The helper stacks are awakened by executing a DMSCAUSE ( 0 ). Now, given that CPINPROGRESS in TRUE, then the helper stacks enter CP_DUMPBUFFS which then follows the steps described above. After the helper stacks exit, they go back to sleep and wait for the CONTROLPOINT to complete in the standard procedural fashion.

Described herein is an asynchronous mechanism which distributes the workload of flushing data buffers of the file structures by operating concurrently over a number of processes. A singular advantage is one of taking and using user tasks which are already running on a single or multiple processor computer system. Thus, the time required to accomplish the task of writing buffers and then flushing or copying them to structured data files is minimized in basically two ways.

Initially, all of the Write operations are initiated which means there is an exceedingly high probability that the first started Write operations will have finished even before the last set of Write operations have been initiated. Likewise, there is a series of tests in order to determine the correct completion of the operations as having been copied from buffers to the final repository locations in the structured files. Thus, likewise in a parallel sequential manner the I/O completions are handled similar to the sequence of initiations done by the Write operation. This reduces the probability of any necessity to wait for some operation to complete.

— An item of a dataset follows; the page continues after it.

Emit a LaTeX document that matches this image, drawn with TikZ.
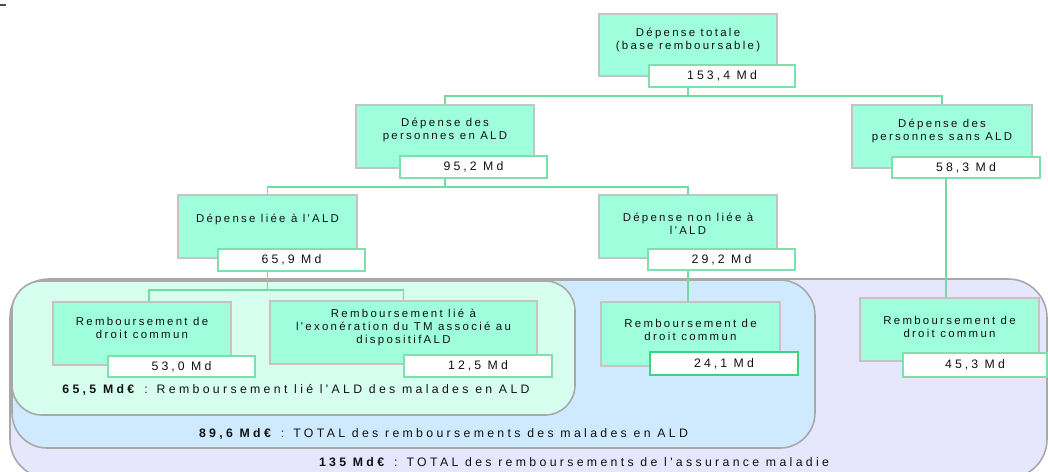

As a second advantage, the workload is spread across the active update users of the system, so this permits a multi-processor system to take advantage of the ability to perform multiple tasks simultaneously. Another advantage of the present system is that the use of existing application tasks does not burden the system with the overhead of initiation and management of specialized tasks. Thus, the present method enables full advantage of the parallelism of operations inherent in multi-processor computer systems.

While the preferred embodiment of the method has been described in specific detail, the invention may also be implemented in other similar ways and should be considered to be defined by the attached claims.